Driving Women
Subtitle
Fiction and Automobile Culture in Twentieth-Century America
Over the years, cars have helped to define the experiences and self-perceptions of women in complex and sometimes unexpected ways. When women take the wheel, family structure and public space are reconfigured and re-gendered, creating a context for a literary tradition in which the car has served as a substitute for, an escape from and an extension of the home as well as a surrogate mother, a financial safeguard and a means of self-expression.
"Driving Women" examines the intersection of American fiction ― primarily but not exclusively by women ― and automobile culture. Deborah Clarke argues that issues critical to 20th century American society ― technology, mobility, domesticity and agency ― are repeatedly articulated through women's relationships with cars. Women writers took surprisingly intense interest in car culture and its import for modern life, as the car, replete with material and symbolic meaning, recast literal and literary female power in the automotive age.

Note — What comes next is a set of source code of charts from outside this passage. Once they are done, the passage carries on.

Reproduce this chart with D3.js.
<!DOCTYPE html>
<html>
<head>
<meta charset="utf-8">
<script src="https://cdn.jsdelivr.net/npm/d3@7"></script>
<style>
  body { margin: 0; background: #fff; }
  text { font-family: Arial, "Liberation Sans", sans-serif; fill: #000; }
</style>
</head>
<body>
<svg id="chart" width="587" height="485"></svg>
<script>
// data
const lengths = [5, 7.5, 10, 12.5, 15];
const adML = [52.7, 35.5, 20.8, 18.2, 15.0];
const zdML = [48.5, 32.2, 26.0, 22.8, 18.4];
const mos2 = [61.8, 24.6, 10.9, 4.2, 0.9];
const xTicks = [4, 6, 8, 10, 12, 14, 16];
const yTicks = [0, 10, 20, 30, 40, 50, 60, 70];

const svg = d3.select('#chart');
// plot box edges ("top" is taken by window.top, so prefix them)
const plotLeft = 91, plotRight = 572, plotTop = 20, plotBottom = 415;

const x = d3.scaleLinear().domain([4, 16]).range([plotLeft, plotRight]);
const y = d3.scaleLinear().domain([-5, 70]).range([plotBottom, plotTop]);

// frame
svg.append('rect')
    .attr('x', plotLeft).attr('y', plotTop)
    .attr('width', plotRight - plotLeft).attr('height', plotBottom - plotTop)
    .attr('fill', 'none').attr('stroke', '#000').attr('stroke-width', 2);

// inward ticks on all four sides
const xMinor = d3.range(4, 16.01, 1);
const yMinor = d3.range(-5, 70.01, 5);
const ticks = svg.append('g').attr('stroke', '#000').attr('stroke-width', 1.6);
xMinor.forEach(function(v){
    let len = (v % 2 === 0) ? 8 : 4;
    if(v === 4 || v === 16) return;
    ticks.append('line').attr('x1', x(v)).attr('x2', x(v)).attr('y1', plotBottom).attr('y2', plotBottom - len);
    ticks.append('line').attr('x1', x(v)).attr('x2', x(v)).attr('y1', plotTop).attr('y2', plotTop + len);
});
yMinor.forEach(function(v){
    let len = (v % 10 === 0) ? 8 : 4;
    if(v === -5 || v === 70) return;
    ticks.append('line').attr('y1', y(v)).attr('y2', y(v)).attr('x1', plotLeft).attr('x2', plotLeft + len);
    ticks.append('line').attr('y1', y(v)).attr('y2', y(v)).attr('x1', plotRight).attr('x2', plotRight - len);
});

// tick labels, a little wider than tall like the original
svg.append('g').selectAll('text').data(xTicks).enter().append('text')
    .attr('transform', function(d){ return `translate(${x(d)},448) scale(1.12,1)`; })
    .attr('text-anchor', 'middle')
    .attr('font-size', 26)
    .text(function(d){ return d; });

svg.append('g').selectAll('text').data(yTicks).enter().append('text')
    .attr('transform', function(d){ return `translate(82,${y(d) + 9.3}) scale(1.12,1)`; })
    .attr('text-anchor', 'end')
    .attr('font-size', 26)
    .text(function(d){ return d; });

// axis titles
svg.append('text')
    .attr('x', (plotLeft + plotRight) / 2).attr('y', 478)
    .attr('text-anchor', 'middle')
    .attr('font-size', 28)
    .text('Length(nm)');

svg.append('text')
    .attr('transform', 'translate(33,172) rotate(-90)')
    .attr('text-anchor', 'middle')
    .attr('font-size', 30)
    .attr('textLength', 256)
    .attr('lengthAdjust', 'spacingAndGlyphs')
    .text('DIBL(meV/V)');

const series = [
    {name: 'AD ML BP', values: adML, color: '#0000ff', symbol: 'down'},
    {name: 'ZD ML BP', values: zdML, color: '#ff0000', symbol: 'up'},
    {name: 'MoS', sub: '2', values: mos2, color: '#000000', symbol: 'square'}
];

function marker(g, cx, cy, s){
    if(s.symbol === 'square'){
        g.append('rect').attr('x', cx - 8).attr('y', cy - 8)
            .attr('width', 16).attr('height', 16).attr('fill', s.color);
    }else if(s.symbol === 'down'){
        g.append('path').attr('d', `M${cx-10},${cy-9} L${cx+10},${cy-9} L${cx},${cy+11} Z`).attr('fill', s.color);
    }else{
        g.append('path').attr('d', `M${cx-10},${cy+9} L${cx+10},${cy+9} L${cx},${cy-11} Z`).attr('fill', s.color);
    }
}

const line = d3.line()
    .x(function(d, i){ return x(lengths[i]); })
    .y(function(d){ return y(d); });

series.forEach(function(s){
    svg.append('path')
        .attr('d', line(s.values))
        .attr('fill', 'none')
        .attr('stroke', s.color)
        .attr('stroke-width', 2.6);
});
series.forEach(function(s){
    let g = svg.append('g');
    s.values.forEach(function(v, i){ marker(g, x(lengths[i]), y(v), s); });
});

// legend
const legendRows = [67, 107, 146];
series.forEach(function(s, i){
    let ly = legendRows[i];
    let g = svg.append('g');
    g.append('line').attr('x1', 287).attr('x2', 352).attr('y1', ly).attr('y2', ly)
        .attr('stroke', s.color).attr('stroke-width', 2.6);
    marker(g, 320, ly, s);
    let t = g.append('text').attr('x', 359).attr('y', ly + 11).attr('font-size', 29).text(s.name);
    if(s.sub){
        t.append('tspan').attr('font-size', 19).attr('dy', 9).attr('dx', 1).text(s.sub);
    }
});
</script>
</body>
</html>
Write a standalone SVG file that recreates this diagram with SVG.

Clarke draws on a wide range of literary works, both canonical and popular, to document women's fascination with cars from many perspectives: historical, psychological, economic, ethnic. Authors discussed include Wharton, Stein, Faulkner, O’Connor, Morrison, Erdrich, Mason, Kingsolver, Lopez, Kadohata, Smiley, Senna, Viramontes, Allison and Silko. By investigating how cars can function as female space, reflect female identity and reshape female agency, this engaging study opens up new angles from which to approach fiction by and about women and traces new directions in the intersection of literature, technology and gender.
Bio
Deborah Clarke is a professor in the Department of English at Arizona State University.
Praise for this book
By bringing her expertise in literature and women's studies to bear on automobility, Clarke adds to our understanding of both the lived and the imaginary potential of the automobile in women's lives.